Thursday, September 6, 2018

Something or Nothing -- Thinking about Zero

     The site of the 2019 Bridges Math-Arts conference has been announced  -- it will meet in Linz, Austria next July.  This link leads to the archives of the 2018 and earlier conferences.  Each recent year a poetry reading (coordinated by Sarah Glaz) has been part of the Bridges activities -- and this year a poetry anthology also was compiled.  Here is a poem by Canadian poet Alice Major that was featured both in this year's reading and in the anthology  -- a poem that also appears, along with other math and science poems, in Major's latest collection, Welcome to the Anthropocene. (University of Alberta Press, 2018).  Major's poem examines death and, as it does so, explores various meanings of zero.

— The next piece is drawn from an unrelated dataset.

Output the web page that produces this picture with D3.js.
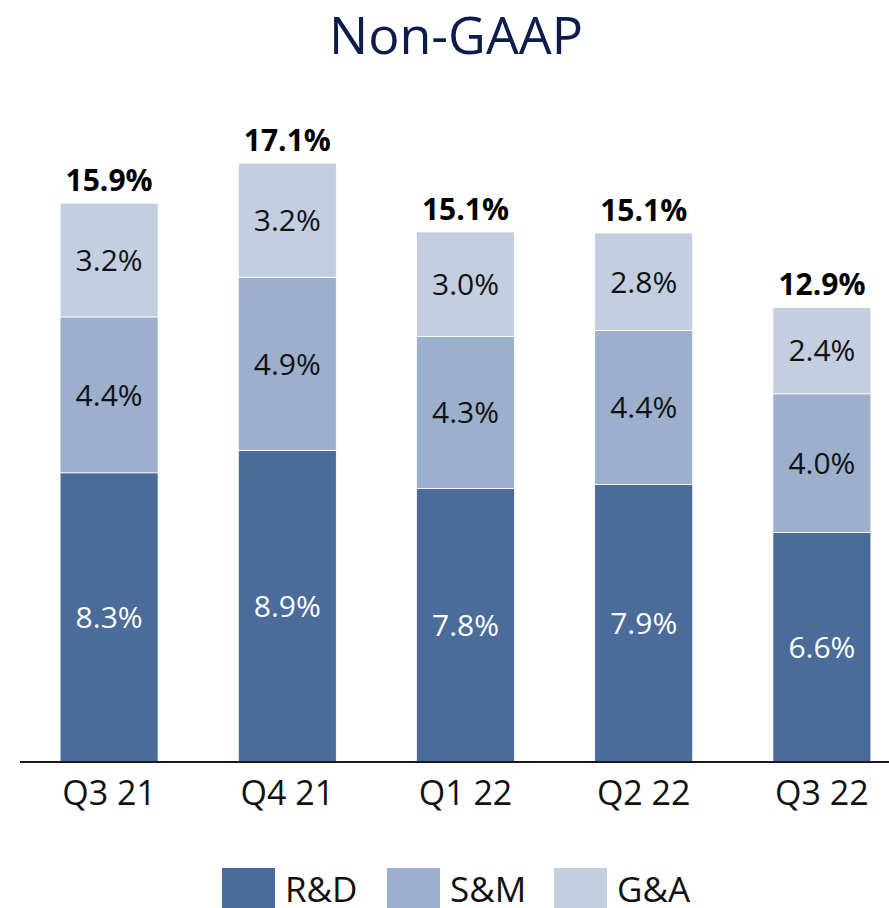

Zero divided by zero     by Alice Major

There is no right answer.
The trains of logic crash, annihilate
certainty. Zero is just as good an answer
as one. Nothingness or loneliness.
There is no right answer.    

The woman, Godelieve,
books an appointment to annihilate
herself.  An Antwerp euthanasia clinic.
A life too long, a brain too hurt.
Nothing is her answer.

The pastor sets himself on fire
in a Texas parking lot, annihilated
by grief for a world that cannot learn
kindness. He’s tried everything else
finds no other answer.

“Mental illness” – that’s one label
for the call to self-annihilation.
But is martyrdom, immolation,
never the sanest path, the kindest thing?
There is no right answer.

Zero divided by zero.
The past’s black hole annihilated,
divided by the null of future.
Suicide’s paradox: relief unfelt
by those who choose its answer.

Black holes are where
God divides by zero. Annihilated
light. All our singular arrangements
of matter reduced to one
undefinable answer.

My sister holds a vial
of danger, matter that could annihilate
her, but – divided into increments –
may let her sleep, let her breathe.
But there is no answer

for the anguish that strangles her,
for the losses that seem to annihilate
her past, divide her from a future
worth living. The vial’s round mouth
seems an answer.

Saint Godelieve, “God’s Love,” annihilated
by a cruel husband. Now God seems void
divided by a vacuum. Sometimes a thought
flares – Would it be easier to let her go?
Then the answer

No! My sister, oh my sister,
you terrify me. If you annihilate
this pain, then you divide us utterly.
You cannot be both zero and one.
There is no right answer.


  1. having also written a poem about the indeterminate ("L'Hospital" in Jan. 2017 J. of Humanistic Mathematics), I really love the intensity of this poem -- bravo, Alice!